ON THE SCENE: One Year and Counting

At the Rawkers anniversary bash

Jennifer Henry

"Yeah, I think it's going good, so far ..." Seven-fifty p.m. Saturday night, 10 minutes before Beauty Bar officially opens for the Rawkers one-year anniversary blow-out, and Johnny Rox takes a smoke out front to survey the traffic, ignore his cell phone and reminisces about how he got here in the first place.


With his heart set on spinning his signature eclectic mixes in the Strip's clubs, Johnny left California's Imperial Valley for Vegas in 2001. But the megaclubs weren't into his "house is house" DJ aesthetic, and he couldn't catch a break. Organizing his own party seemed like the only way. An evening at Sasha's and DJ Aurajin's short-lived Room 26, which overstuffed the Artisan for just a few Saturday nights, introduced Johnny to Las Vegas' indie scene and gave him hope for his particular interest in obscure DJs and fledgling bands.


So Johnny and Jared Nicholas launched a Saturday night at Pounders dubbed Rawkers. Johnny admits he and Pounders were unprepared for the success of the party and added, "but Beauty Bar was cool and wanted us, they've got more room; the stage—it's a better place." One year later, Strip-weary hipsters routinely spend their Saturday evenings at Rawkers. As thanks to loyal patrons and low chaos, Rawkers' anniversary party was an all-out orgy of a half-dozen DJs and nine bands.


DJ WIP, a regular on the decks at Rawkers, spun that oh-so-Beauty Bar mix of '80s new wave, neo-new wave and club classics, with just a taste of pop-rock hip-hop for the kids in vintage polyester with asymmetrical hairdos. Love Like Fire sweated out a quick set, bass-guitarist Jesse Hayes goading the ever-growing crowd closer with his petition to sidle up to the stage, "just five feet closer, c'mon, it'd make us extra happy." In return the band turned up the heat on a set that melded every imaginable '80's rock genre but came out sounding new and not unlike the Yeah Yeah Yeahs.


The party moved inside to refresh drinks and catch a bit of A/C before the band Morningwood went on. High on their new album, Jetsetters (Capitol Records), and having trekked to the Netherlands on tour, Morningwood stirred the Beauty Bar crowd in a chaotic set with fellow tourees The Lashes.
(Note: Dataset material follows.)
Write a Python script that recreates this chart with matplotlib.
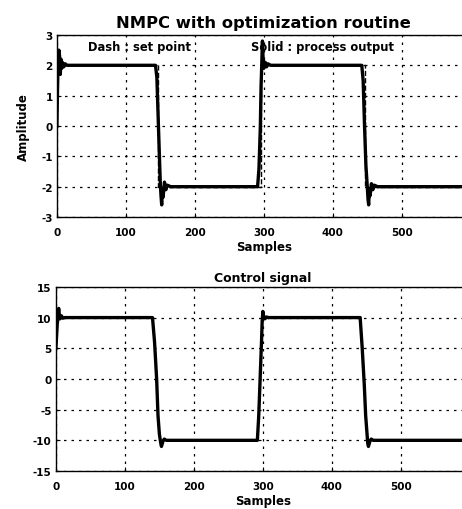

A blur of rock anthems, wet T-shirts, roman candles, a birthday tribute and a declaration of ever-lasting "favorite-est-ness," in which Morningwood's brazen front-babe married her band to the Lashes with an already eaten Ring Pop—they almost stole the show from Beauty Bar veterans Buddy Akai.


Buddy Akai performed their usual high-energy rock electronica to a packed house, never mentioning that some of their gear had been snaked earlier in the evening. Just after 3 a.m. the Drug Scene hopped up for a brief set, and 50 On Their Heels closed the show, only one song into their set when the clock struck 4. Skaught, designated doorman, said that even the light late-late-night crowd was a success. "I've seen smaller crowds during a regular Rawkers. I think it went really well ..."


Ozzie, one of the event's mainstays, chimed in with that familiar Rawkers reticence: "... So far."